Inzwsichen hat man schon einen Teil des Ruders weitergegeben an Barbara Roth und Thorsten Ochocki, die zuvor die Welt des Wrins nicht nur beschnuppert haben. Kennegelernt haben sie sich beim Studium in Geisenheim, wo sonst? Nach dem Examen vertieften die Zwei erst einmal jahrelang ihr Wissen auf allen Weinbau treibenden Kontinenten, im Naramata Valley in Kanada, in südafrikanischen Stellenbosch, in Urville und Reims in der Champagne und Beaune im Burgund und in Bordeaux. Thorsten schaute sich Schloss Vollrads und mehrere fränkische und badische Top-Betriebe an, ging nach St. Emilion, Oregon und das neuseeländische Central Otego. Seit Sommer 2005 sind Barbara Roth und Thorsten Ochocki wieder zu Hause, bringen ihre weltweit gesammelte Kompetenz ein und haben etwa die kraftvolle neue Sekt-Cuvée Pinot B. entwickelt, aber auch einen crèmigen Silvaner-Sekt, dessen Trauben Ochocki vom elterlichen Weingut aus seiner fränkischen Heimat holt.
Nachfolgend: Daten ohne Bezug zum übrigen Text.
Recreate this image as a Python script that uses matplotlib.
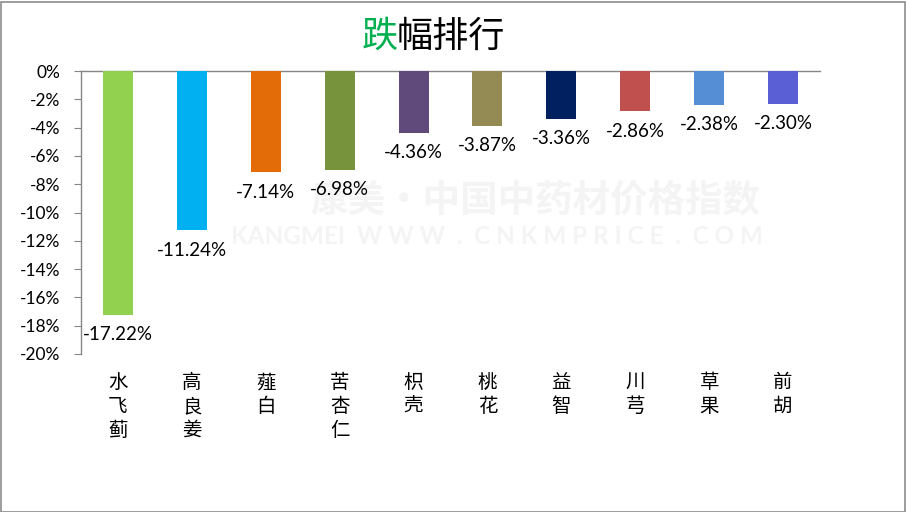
import matplotlib
matplotlib.use("Agg")
import matplotlib.pyplot as plt
from matplotlib.patches import Rectangle

categories = ["水飞蓟", "高良姜", "薤白", "苦杏仁", "枳壳", "桃花", "益智", "川芎", "草果", "前胡"]
values = [-17.22, -11.24, -7.14, -6.98, -4.36, -3.87, -3.36, -2.86, -2.38, -2.30]
colors = ["#92D050", "#00B0F0", "#E36C09", "#77933C", "#604A7B",
          "#948A54", "#002060", "#C0504D", "#558ED5", "#5B5FD6"]
yticks = [0, -2, -4, -6, -8, -10, -12, -14, -16, -18, -20]

plt.rcParams['font.family'] = ['Lato', 'Noto Sans CJK SC', 'DejaVu Sans']

W, H = 906, 512
fig = plt.figure(figsize=(W / 100, H / 100), dpi=100)
fig.patch.set_facecolor("white")
fig.patches.append(Rectangle((0.5 / W, 0.5 / H), 1 - 2 / W, 1 - 2 / H, transform=fig.transFigure,
                             fill=False, edgecolor="#8C8C8C", linewidth=1.2))

left, right, top, bottom = 81, 820, 71, 354
ax = fig.add_axes([left / W, 1 - bottom / H, (right - left) / W, (bottom - top) / H])

x = list(range(len(categories)))
ax.bar(x, values, width=0.405, color=colors, zorder=3)
ax.set_xlim(-0.5, len(categories) - 0.5)
ax.set_ylim(-20, 0)
ax.set_yticks(yticks)
ax.set_yticklabels([f"{t}%" for t in yticks], fontsize=12.5)
ax.tick_params(axis="y", length=5, color="#868686", pad=10)
ax.set_xticks([])

for s in ["right", "bottom"]:
    ax.spines[s].set_visible(False)
for s in ["left", "top"]:
    ax.spines[s].set_color("#868686")
    ax.spines[s].set_linewidth(1)

for xi, v in zip(x, values):
    ax.annotate(f"{v:.2f}%", (xi, v), xytext=(0, -20), textcoords="offset pixels",
                ha="center", va="center", fontsize=13.5, zorder=5)

for xi, c in zip(x, categories):
    ax.annotate("\n".join(c), (xi, -20), xytext=(0, -18), textcoords="offset pixels",
                ha="center", va="top", fontsize=14, family=['Noto Sans CJK SC'],
                linespacing=1.18, annotation_clip=False)

# watermark (inside the axes, beneath everything)
ax.text((535 - left) / (right - left), 1 - (200 - top) / (bottom - top), "康美·中国中药材价格指数",
        transform=ax.transAxes, ha="center", va="center", fontsize=27, color="#F4F4F4",
        fontweight="bold", family=['Noto Sans CJK SC'], zorder=1)
ax.text((497 - left) / (right - left), 1 - (237 - top) / (bottom - top),
        "KANGMEI  W W W  .  C N K M P R I C E  .  C O M",
        transform=ax.transAxes, ha="center", va="center", fontsize=17.5, color="#F4F4F4",
        fontweight="bold", zorder=1)

# title
fig.text(362 / W, 1 - 37 / H, "跌", ha="left", va="center", fontsize=26,
         color="#00B050", family=['Noto Sans CJK SC'])
fig.text(397 / W, 1 - 37 / H, "幅排行", ha="left", va="center", fontsize=26,
         color="black", family=['Noto Sans CJK SC'])

fig.savefig("out.png", dpi=100, facecolor="white")
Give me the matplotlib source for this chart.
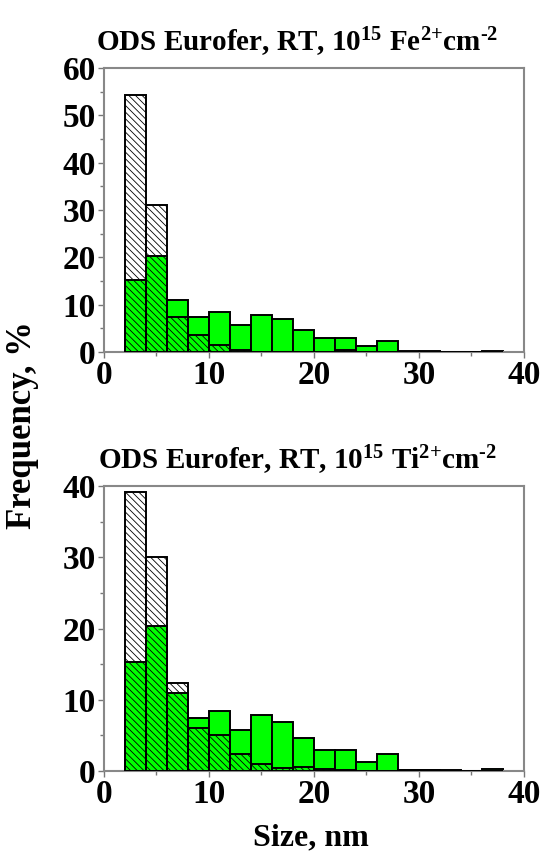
import numpy as np
import matplotlib.pyplot as plt
from matplotlib.ticker import MultipleLocator

plt.rcParams['font.family'] = ['Liberation Serif', 'DejaVu Serif']
plt.rcParams['font.weight'] = 'bold'
plt.rcParams['mathtext.default'] = 'regular'
plt.rcParams['hatch.linewidth'] = 0.6

# size bins, nm (left edges, width 2)
bin_left = np.arange(2, 38, 2)
bin_width = 2

# unirradiated reference distribution (green), %
ref_freq = [15.3, 20.3, 10.9, 7.5, 8.4, 5.8, 7.8, 6.9, 4.6, 3.0,
            3.0, 1.3, 2.4, 0.2, 0.2, 0.0, 0.0, 0.25]

# after irradiation (hatched), %
fe_freq = [54.4, 31.1, 7.5, 3.7, 1.4, 0.35, 0.1, 0.0, 0.0, 0.0,
           0.4, 0.0, 0.0, 0.0, 0.0, 0.0, 0.0, 0.0]
ti_freq = [39.2, 30.1, 12.4, 6.0, 5.0, 2.4, 1.0, 0.4, 0.5, 0.3,
           0.1, 0.0, 0.0, 0.1, 0.1, 0.1, 0.0, 0.0]

titles = ['ODS Eurofer, RT, 10$^{15}$ Fe$^{2{+}}$cm$^{\u2010 2}$',
          'ODS Eurofer, RT, 10$^{15}$ Ti$^{2{+}}$cm$^{\u2010 2}$']
ymax = [60, 40]

fig = plt.figure(figsize=(5.45, 8.63), dpi=100)
ax1 = fig.add_axes([0.1908, 0.5921, 0.7706, 0.3291])
ax2 = fig.add_axes([0.1908, 0.1066, 0.7706, 0.3302])

for ax, irr, title, ym in zip([ax1, ax2], [fe_freq, ti_freq], titles, ymax):
    ax.bar(bin_left, ref_freq, width=bin_width, align='edge',
           color='#00ff00', edgecolor='black', linewidth=1.4, zorder=2)
    ax.bar(bin_left, irr, width=bin_width, align='edge',
           facecolor='none', edgecolor='black', linewidth=1.4,
           hatch='\\\\\\\\\\', zorder=3)
    ax.set_xlim(0, 40)
    ax.set_ylim(0, ym)
    ax.xaxis.set_major_locator(MultipleLocator(10))
    ax.xaxis.set_minor_locator(MultipleLocator(5))
    ax.yaxis.set_major_locator(MultipleLocator(10))
    ax.yaxis.set_minor_locator(MultipleLocator(5))
    ax.tick_params(which='both', direction='out', color='#777777',
                   width=1, labelsize=24)
    ax.tick_params(which='major', length=4, pad=2)
    ax.tick_params(which='minor', length=3)
    for sp in ax.spines.values():
        sp.set_color('#888888')
        sp.set_linewidth(1.5)
    ax.set_title(title, fontsize=21, fontweight='bold', pad=12, x=0.46)

fig.text(0.042, 0.507, 'Frequency, %', rotation=90, fontsize=25,
         fontweight='bold', ha='center', va='center')
fig.text(0.57, 0.029, 'Size, nm', fontsize=23, fontweight='bold',
         ha='center', va='center')

plt.savefig('out.png', dpi=100)
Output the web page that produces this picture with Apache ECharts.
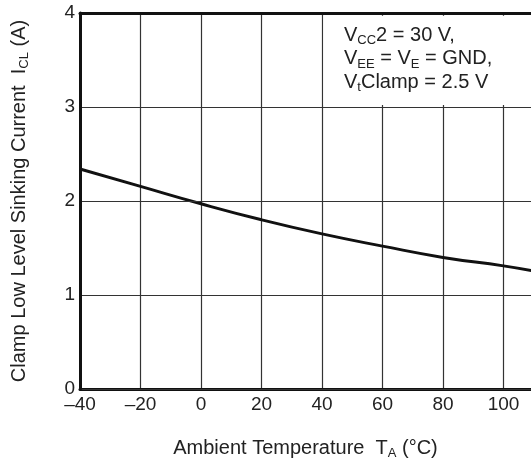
<!DOCTYPE html>
<html>
<head>
<meta charset="utf-8">
<script src="https://cdn.jsdelivr.net/npm/echarts@6/dist/echarts.min.js"></script>
<style>
  html, body { margin: 0; padding: 0; background: #fff; overflow: hidden; }
  #chart { width: 531px; height: 463px; }
</style>
</head>
<body>
<div id="chart"></div>
<script>
// temperature (°C) and clamp sinking current (A)
const temps = [-40, -20, 0, 20, 40, 60, 80, 100, 110]
const iclAmps = [2.34, 2.155, 1.97, 1.80, 1.65, 1.52, 1.40, 1.31, 1.255]

const xTicks = { min: -40, max: 120, step: 20 }
const yTicks = { min: 0, max: 4, step: 1 }

const textColor = '#222'
const fontFamily = '"Liberation Sans", Arial, sans-serif'
const subStyle = { fontSize: 13, color: textColor, fontFamily, verticalAlign: 'bottom', lineHeight: 10 }

const chart = echarts.init(document.getElementById('chart'), null, { renderer: 'canvas' })

chart.setOption({
  animation: false,
  backgroundColor: '#fff',
  grid: {
    left: 80,
    top: 13,
    height: 376,
    width: 484, // the picture is cut off before 120
    outerBoundsMode: 'none'
  },
  xAxis: [{
    type: 'value',
    min: xTicks.min,
    max: xTicks.max,
    interval: xTicks.step,
    name: 'Ambient Temperature  T{s|A} (°C)',
    nameLocation: 'middle',
    nameGap: 48,
    nameTextStyle: {
      color: textColor,
      fontSize: 20,
      lineHeight: 23,
      fontFamily,
      padding: [0, 33, 0, 0],
      rich: { s: subStyle }
    },
    axisLine: { show: true, onZero: false, lineStyle: { color: '#111', width: 3 } },
    axisTick: { show: false },
    splitLine: { show: true, lineStyle: { color: '#333', width: 1.2 } },
    axisLabel: {
      color: textColor,
      fontSize: 19,
      fontFamily,
      margin: 6,
      formatter: v => String(v).replace('-', '\u2013')
    }
  }, {
    // top border only
    type: 'value',
    position: 'top',
    min: xTicks.min,
    max: xTicks.max,
    z: 5,
    axisLine: { show: true, onZero: false, lineStyle: { color: '#111', width: 3 } },
    axisTick: { show: false },
    axisLabel: { show: false },
    splitLine: { show: false }
  }],
  yAxis: {
    type: 'value',
    min: yTicks.min,
    max: yTicks.max,
    interval: yTicks.step,
    name: 'Clamp Low Level Sinking Current  I{s|CL} (A)',
    nameLocation: 'middle',
    nameGap: 49,
    nameTextStyle: {
      color: textColor,
      fontSize: 20,
      lineHeight: 23,
      fontFamily,
      rich: { s: subStyle }
    },
    z: 5,
    axisLine: { show: true, onZero: false, lineStyle: { color: '#111', width: 3 } },
    axisTick: { show: false },
    splitLine: { show: true, lineStyle: { color: '#333', width: 1.2 } },
    axisLabel: { color: textColor, fontSize: 19, fontFamily, margin: 5 }
  },
  series: [{
    type: 'line',
    smooth: true,
    symbol: 'none',
    data: temps.map((t, i) => [t, iclAmps[i]]),
    lineStyle: { color: '#111', width: 3 },
    // blank box behind the conditions text
    markArea: {
      silent: true,
      itemStyle: { color: '#fff', opacity: 1 },
      data: [[{ coord: [40.5, 3.02] }, { coord: [120, 3.97] }]]
    }
  }],
  graphic: [{
    type: 'text',
    left: 344,
    top: 24,
    z: 10,
    style: {
      text: 'V{s|CC}2 = 30 V,\nV{s|EE} = V{s|E} = GND,\nV{s|t}Clamp = 2.5 V',
      fill: textColor,
      font: '20px ' + fontFamily,
      lineHeight: 23.3,
      rich: {
        s: { fontSize: 13, fill: textColor, fontFamily, verticalAlign: 'bottom', lineHeight: 10 }
      }
    }
  }]
})
</script>
</body>
</html>
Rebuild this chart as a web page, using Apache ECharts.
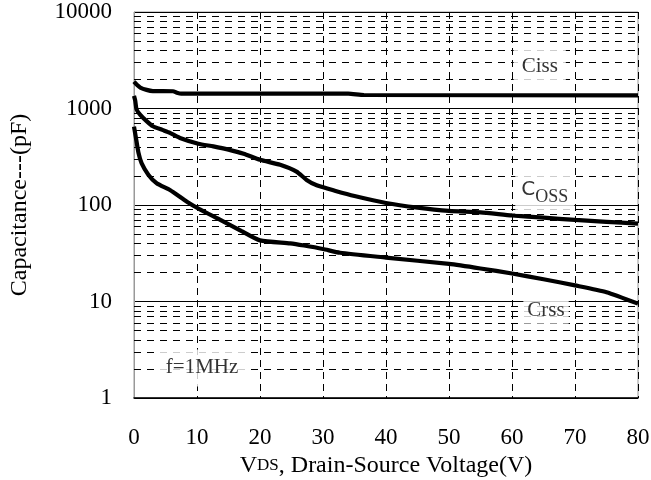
<!DOCTYPE html>
<html>
<head>
<meta charset="utf-8">
<script src="https://cdn.jsdelivr.net/npm/echarts@6/dist/echarts.min.js"></script>
<style>html,body{margin:0;padding:0;background:#fff}#c{width:651px;height:480px}</style>
</head>
<body>
<div id="c"></div>
<script>
// Data (VDS in V, capacitance in pF)
var ciss = [[0,1900],[0.5,1750],[1,1650],[2,1560],[3,1515],[6.2,1510],[6.8,1460],[7.5,1425],[20,1425],[34,1425],[36.5,1380],[80,1370]];
var coss = [[0,1350],[0.2,1200],[0.4,980],[1,860],[2,740],[3,655],[4.5,600],[5.7,560],[7.3,495],[10.2,432],[12.6,405],[15,375],[17.4,340],[20,294],[23.2,261],[25.8,222],[27.4,182],[29,160],[32,140],[35,124],[40,105],[45,94],[50,87],[55,84],[60,78],[65,74],[70,70],[75,67],[80,64]];
var crss = [[0,650],[0.3,500],[0.7,350],[1.2,272],[2.3,205],[3.6,168],[5.7,143],[8.4,108],[10.2,92],[13.7,70],[17,54],[20,43],[24.8,40],[27,38],[30,35],[32.7,32],[40,28.5],[50,24.5],[55,22],[60,19.5],[65,17],[70,14.7],[75,12.5],[80,9.5]];
var xTicks = [0,10,20,30,40,50,60,70,80];
var yDecades = [1,10,100,1000,10000];
var minorMantissas = [2,3,4,5,6,7,8,9];
var annotations = [
  {name:'Ciss', value:[64.4,2700], label:{padding:[10,8]}},
  {name:'Coss', value:[65.2,133], label:{padding:[8,6]}},
  {name:'Crss', value:[65.4,8.1], label:{padding:[3,4]}},
  {name:'f=1MHz', value:[10.8,2.05], label:{padding:[8,8]}}
];

var minorLines = [];
yDecades.slice(0,4).forEach(function(d){ minorMantissas.forEach(function(m){ minorLines.push({yAxis:d*m}); }); });

var serif = 'Liberation Serif';
var chart = echarts.init(document.getElementById('c'));
var lineS = function(data){ return {type:'line', data:data, showSymbol:false, symbol:'none', smooth:0.2, lineStyle:{color:'#000', width:4.2}, z:5, silent:true}; };
chart.setOption({
  animation:false,
  grid:{left:134, right:13, top:12, bottom:82, show:true, borderColor:'#999', borderWidth:1, outerBoundsMode:'none', containLabel:false},
  xAxis:{type:'value', min:0, max:80, interval:10,
    name:'{v|V}{s|DS}{n|, Drain-Source Voltage(V)}', nameLocation:'middle', nameGap:53,
    nameTextStyle:{rich:{v:{fontFamily:serif,fontSize:24,color:'#000'},s:{fontFamily:serif,fontSize:17,color:'#000'},n:{fontFamily:serif,fontSize:24,color:'#000'}}},
    axisLine:{lineStyle:{color:'#000', width:1.5}}, axisTick:{show:false},
    axisLabel:{fontFamily:serif, fontSize:23, color:'#000', margin:28},
    splitLine:{show:true, lineStyle:{color:'#000', type:[7,5], width:1}}
  },
  yAxis:{type:'log', logBase:10, min:1, max:10000,
    name:'Capacitance---(pF)', nameLocation:'middle', nameGap:102, nameRotate:90,
    nameTextStyle:{fontFamily:serif, fontSize:24, color:'#000'},
    axisLine:{show:true, lineStyle:{color:'#999', width:1}}, axisTick:{show:false},
    axisLabel:{fontFamily:serif, fontSize:23, color:'#000', margin:22, formatter:function(v){ return String(Math.round(v)); }},
    splitLine:{show:true, lineStyle:{color:'#000', width:1}}
  },
  series:[
    {type:'line', data:[], markLine:{silent:true, symbol:'none', label:{show:false}, lineStyle:{color:'#000', type:[7,6], width:1}, data:minorLines}},
    lineS(ciss), lineS(coss), lineS(crss),
    {type:'scatter', symbolSize:0, z:10, silent:true,
      data:annotations,
      label:{show:true, position:'inside', color:'#000', backgroundColor:'#fff',
        formatter:function(p){ return p.name==='Coss' ? '{c|C}{o|OSS}' : p.name; },
        fontFamily:serif, fontSize:21, padding:[4,5],
        rich:{c:{fontFamily:'DejaVu Sans', fontSize:20, color:'#000', verticalAlign:'top'}, o:{fontFamily:serif, fontSize:18, color:'#000', padding:[8,0,0,0]}}
      }
    }
  ]
});
</script>
</body>
</html>
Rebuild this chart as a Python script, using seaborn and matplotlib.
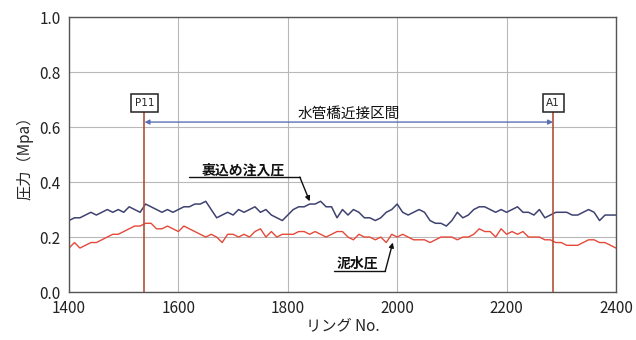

Der Wilhlemshof ist bei den stillen Weinen für fruchtige und meist kräftige und harmonische Weißweine bekannt, macht aber auch glutvolle Spätburgunder. Beim Sekt deckt das Sortiment ein breites Spektrum von unkomplizierte Produktionen wie dem Spätburgunder Rosé brut bis hin zum edel-extravaganten »Patina«-Pinot ab, den Roth und Ochoki erst nach acht Jahren auf dem Hefelager degorgieren. Insgesamt lässt das breitgefächerte Angebot des Wilhlemshofs ganz und gar nichts zu wünschen übrig.